Arundinaria alabamensis
- Conservation status: Vulnerable (NatureServe)

Scientific classification
- Kingdom: Plantae
- Clade: Tracheophytes
- Clade: Angiosperms
- Clade: Monocots
- Clade: Commelinids
- Order: Poales
- Family: Poaceae
- Genus: Arundinaria
- Species: A. alabamensis
- Binomial name: Arundinaria alabamensis Triplett

= Arundinaria alabamensis =

- Genus: Arundinaria
- Species: alabamensis
- Authority: Triplett
- Conservation status: G3

Species of bamboo

Arundinaria alabamensis is bamboo species commonly known as Tallapoosa cane. The plant species is endemic to Alabama and is primarily found in the east-central part of the State, mainly the Piedmont Upland physiographic province. Currently, A. alabamensis is the 4th species of native bamboo in the USA.

== Description ==
Arundinaria alabamensis grows from 3–8 ft in height, with erect and tillering internodes.
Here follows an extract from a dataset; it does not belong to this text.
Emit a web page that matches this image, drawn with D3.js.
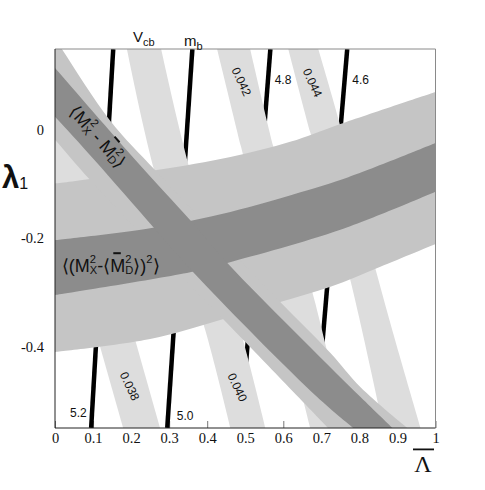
<!DOCTYPE html>
<html><head><meta charset="utf-8">
<script src="https://cdn.jsdelivr.net/npm/d3@7"></script>
<style>body{margin:0;background:#fff} svg{display:block}</style>
</head><body>
<svg id="chart" width="485" height="490"></svg>
<script>
// ---------------- data ----------------
const xTicks = [0,0.1,0.2,0.3,0.4,0.5,0.6,0.7,0.8,0.9,1];
const xTickLabels = ["0","0.1","0.2","0.3","0.4","0.5","0.6","0.7","0.8","0.9","1"];
const yTicks = [0,-0.2,-0.4];
const yTickLabels = ["0","-0.2","-0.4"];

// band <(M_X^2 - <M_D^2>)^2> : edges as [Lambda-bar, lambda1]
const momOuterTop    = [[0,-0.100],[0.268,-0.075],[0.461,-0.051],[0.618,-0.023],[0.75,0.010],[1,0.069]];
const momDarkTop     = [[0,-0.204],[0.25,-0.182],[0.461,-0.152],[0.645,-0.116],[0.771,-0.088],[1,-0.025]];
const momDarkBottom  = [[0,-0.305],[0.355,-0.263],[0.453,-0.246],[0.75,-0.185],[1,-0.115]];
const momOuterBottom = [[0,-0.410],[0.25,-0.386],[0.434,-0.351],[0.592,-0.318],[0.724,-0.290],[0.855,-0.253],[1,-0.211]];

// band <M_X^2 - M_D^2> : edges top to bottom
const diagOuterUpper = [[-0.04,0.211],[0.018,0.148],[0.145,0.016],[0.263,-0.075],[0.426,-0.197],[0.592,-0.318],[0.724,-0.412],[0.803,-0.475],[0.926,-0.55]];
const diagDarkUpper  = [[-0.04,0.145],[0,0.113],[0.216,-0.06],[0.355,-0.167],[0.453,-0.246],[0.626,-0.37],[0.803,-0.493],[0.887,-0.55]];
const diagDarkLower  = [[-0.04,0.051],[0,0.023],[0.103,-0.056],[0.261,-0.182],[0.382,-0.277],[0.689,-0.493],[0.784,-0.55]];
const diagOuterLower = [[-0.04,0.012],[0,-0.019],[0.092,-0.093],[0.292,-0.241],[0.495,-0.388],[0.718,-0.55]];

// V_cb bands
const vcbValues = ["0.038","0.040","0.042","0.044"];
const vcb038Left  = [[-0.103,0.148],[0.179,-0.55]];
const vcb038Right = [[-0.005,0.148],[0.276,-0.55]];
const vcb040Left  = [[0.189,0.148],[0.261,-0.075],[0.395,-0.37],[0.461,-0.55]];
const vcb040Right = [[0.279,0.148],[0.355,-0.075],[0.487,-0.37],[0.553,-0.55]];
const vcb042Left  = [[0.426,0.148],[0.489,-0.032],[0.589,-0.32],[0.671,-0.55]];
const vcb042Right = [[0.513,0.148],[0.574,-0.032],[0.684,-0.32],[0.763,-0.55]];
const vcb044Left  = [[0.613,0.148],[0.671,-0.006],[0.776,-0.277],[0.863,-0.55]];
const vcb044Right = [[0.692,0.148],[0.755,-0.006],[0.85,-0.277],[0.961,-0.55]];

// m_b contours
const mbValues = ["5.2","5.0","4.8","4.6"];
const mb52 = [[0.153,0.148],[0.095,-0.55]];
const mb50 = [[0.361,0.148],[0.295,-0.55]];
const mb48 = [[0.566,0.148],[0.489,-0.55]];
const mb46 = [[0.768,0.148],[0.684,-0.55]];

// ---------------- layout ----------------
const svg = d3.select("#chart");
const L = 55, R = 435.5, T = 49, B = 428;
const x = d3.scaleLinear().domain([0,1]).range([L,R]);
const y = d3.scaleLinear().domain([-0.55,0.148]).range([B,T]);

const serif = "'Liberation Serif', 'Times New Roman', serif";
const sans = "'Liberation Sans', Arial, Helvetica, sans-serif";

// axes (ticks under the bands)
const xAxis = svg.append("g").attr("transform",`translate(0,${B})`)
  .call(d3.axisBottom(x).tickValues(xTicks).tickFormat((d,i)=>xTickLabels[i]).tickSizeInner(-7).tickSizeOuter(0).tickPadding(5));
const yAxis = svg.append("g").attr("transform",`translate(${L},0)`)
  .call(d3.axisLeft(y).tickValues(yTicks).tickFormat((d,i)=>yTickLabels[i]).tickSizeInner(-7).tickSizeOuter(0).tickPadding(11));
[xAxis,yAxis].forEach(g=>{
  g.attr("font-family",serif).attr("font-size",14.5);
  g.select(".domain").remove();
  g.selectAll(".tick line").attr("stroke","#777");
  g.selectAll(".tick text").style("font-family",serif).style("font-size","14.5px").attr("fill","#111");
});

svg.append("clipPath").attr("id","plotclip").append("rect")
  .attr("x",L).attr("y",T).attr("width",R-L).attr("height",B-T);
const plot = svg.append("g").attr("clip-path","url(#plotclip)");

const lineGen = d3.line().x(d=>x(d[0])).y(d=>y(d[1])).curve(d3.curveCatmullRom.alpha(0.5));
function bandPath(a, b){
  const pa = lineGen(a);
  const pb = lineGen(b.slice().reverse());
  return pa + "L" + pb.slice(1) + "Z";
}

// m_b lines
const mbLines = [mb52, mb50, mb48, mb46];
plot.selectAll(".mb").data(mbLines).join("path")
  .attr("d", d=>d3.line().x(p=>x(p[0])).y(p=>y(p[1]))(d))
  .attr("stroke","#000").attr("stroke-width",4.5).attr("fill","none");

// V_cb bands
const vcbBands = [[vcb038Left,vcb038Right],[vcb040Left,vcb040Right],[vcb042Left,vcb042Right],[vcb044Left,vcb044Right]];
plot.selectAll(".vcb").data(vcbBands).join("path")
  .attr("d", d=>bandPath(d[0], d[1])).attr("fill","#dddddd");

// outer light grey bands
plot.append("path").attr("d", bandPath(momOuterTop, momOuterBottom)).attr("fill","#c5c5c5");
plot.append("path").attr("d", bandPath(diagOuterUpper, diagOuterLower)).attr("fill","#c5c5c5");
// inner dark bands
plot.append("path").attr("d", bandPath(momDarkTop, momDarkBottom)).attr("fill","#8c8c8c");
plot.append("path").attr("d", bandPath(diagDarkUpper, diagDarkLower)).attr("fill","#8c8c8c");

// helper: x of a polyline at lambda
function xAt(edge, lam){
  for (let i=0;i<edge.length-1;i++){
    const a=edge[i], b=edge[i+1];
    if ((lam<=a[1] && lam>=b[1]) || (lam>=a[1] && lam<=b[1])){
      const t=(lam-a[1])/(b[1]-a[1]); return a[0]+t*(b[0]-a[0]);
    }
  }
  return edge[edge.length-1][0];
}

// V_cb labels
const vcbLabelLam = [-0.473,-0.475,0.088,0.086];
vcbBands.forEach((bd,i)=>{
  const lam = vcbLabelLam[i];
  const cx = x((xAt(bd[0],lam)+xAt(bd[1],lam))/2), cy = y(lam);
  svg.append("text").attr("transform",`translate(${cx},${cy}) rotate(65)`)
    .attr("text-anchor","middle").attr("dy","0.35em")
    .attr("font-family",sans).attr("font-size",12).attr("fill","#111").text(vcbValues[i]);
});

// m_b labels
const mbLabelSpec = [{lam:-0.53,dx:-5,anchor:"end"},{lam:-0.535,dx:9,anchor:"start"},{lam:0.084,dx:7,anchor:"start"},{lam:0.084,dx:8,anchor:"start"}];
mbLines.forEach((ln,i)=>{
  const s = mbLabelSpec[i];
  svg.append("text").attr("x", x(xAt(ln,s.lam))+s.dx).attr("y", y(s.lam))
    .attr("text-anchor",s.anchor).attr("font-family",sans).attr("font-size",12).attr("fill","#111").text(mbValues[i]);
});

// math labels
function mathLabel(tx, ty, angle, anchor, fs, parts, barIdx){
  const g = svg.append("g").attr("transform",`translate(${tx},${ty}) rotate(${angle})`);
  const t = g.append("text").attr("font-family",sans).attr("font-size",fs).attr("fill","#111").attr("text-anchor",anchor);
  const small = fs*0.62, supShift = -0.5*fs, subShift = 0.12*fs;
  let shift = 0;
  parts.forEach(p=>{
    if (typeof p === "string"){
      t.append("tspan").attr("dy", 0-shift).text(p); shift = 0;
    } else {
      let w = 0;
      if (p.sup){ const s=t.append("tspan").attr("font-size",small).attr("dy",supShift-shift).text(p.sup); shift=supShift; w=s.node().getComputedTextLength(); }
      if (p.sub){ t.append("tspan").attr("font-size",small).attr("dx",p.sup?-w:0).attr("dy",subShift-shift).text(p.sub); shift=subShift; }
    }
  });
  if (barIdx !== undefined){
    const ext = t.node().getExtentOfChar(barIdx);
    g.append("rect").attr("x",ext.x+ext.width*0.2).attr("width",ext.width*0.5)
      .attr("y",-0.72*fs-7).attr("height",2).attr("fill","#111");
  }
}
// horizontal band label
mathLabel(x(0.018), y(-0.263), 0, "start", 18,
  ["\u27E8(M",{sup:"2",sub:"X"},"-\u27E8M",{sup:"2",sub:"D"},"\u27E9)",{sup:"2"},"\u27E9"], 7);
// diagonal band label
mathLabel(x(0.09)+4, y(-0.014)+4, 49, "middle", 18,
  ["\u27E8M",{sup:"2",sub:"X"}," - M",{sup:"2",sub:"D"},"\u27E9"], 7);

// frame
svg.append("line").attr("x1",L).attr("x2",R).attr("y1",T).attr("y2",T).attr("stroke","#8a8a8a");
svg.append("line").attr("x1",R).attr("x2",R).attr("y1",T).attr("y2",B).attr("stroke","#8a8a8a");
svg.append("line").attr("x1",L).attr("x2",L).attr("y1",T).attr("y2",B).attr("stroke","#222");
svg.append("line").attr("x1",L).attr("x2",R).attr("y1",B).attr("y2",B).attr("stroke","#222");

// top family labels
const vt = svg.append("text").attr("x",133).attr("y",42).attr("font-family",sans).attr("font-size",15).attr("fill","#111");
vt.append("tspan").text("V");
vt.append("tspan").attr("font-size",11).attr("dy",4).text("cb");
const mt = svg.append("text").attr("x",184).attr("y",46).attr("font-family",sans).attr("font-size",15).attr("fill","#111");
mt.append("tspan").text("m");
mt.append("tspan").attr("font-size",11).attr("dy",4).text("b");

// axis titles
const lt = svg.append("text").attr("x",2).attr("y",188).attr("font-family",sans).attr("font-size",31).attr("font-weight","bold").attr("fill","#111");
lt.append("tspan").text("\u03BB");
lt.append("tspan").attr("font-size",16).attr("font-weight","normal").attr("dy",1).text("1");
svg.append("text").attr("x",423).attr("y",472).attr("text-anchor","middle").attr("font-family",serif).attr("font-size",24).attr("fill","#111").text("\u039B");
svg.append("rect").attr("x",413).attr("y",448.5).attr("width",21).attr("height",1.8).attr("fill","#111");
</script>
</body></html>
The nodes are solitary with one bud per node on a triangular shoulder of the prophyll ciliate. The culm leaves at mid-culm are shorter, but become increasingly longer towards the culm apex. The alternating leaves are triangular to linear, evergreen, pubescent both above and below. Like most other north American woody bamboos, the rhizomes of A. alabamensis are leptomorphic. The growing tips of the new rhizomes travel horizontally for a short distance and then turn upward to form a new culm, indicating a sympodial branching pattern.

== Habitat ==
Arundinaria alabamensis can mainly be found in oak-hickory forests and woodlands. The species can also grow along hillside seepages, less typically in more mesic sites, seeps, and sometimes along perennial streams with sandy and loamy soil.

== Conservation ==
Arundinaria alabamensis is endemic to Alabama, particularly in the Piedmont Upland physiographic province of four counties including Cleburne, Lee, Macon, and Randolph; roughly tracking the Tallapoosa watershed. Although A. alabamensis appears to be apparently secure and harbor more genetic diversity compared to other bamboo species, further research need to be conducted to fully grasp the gene pools and the distribution of the species within the given geographical areas. The ecology of the areas in which this new species is located also needs to be surveyed so that the conservation status and the threats facing A. alabamensis are clearly documented.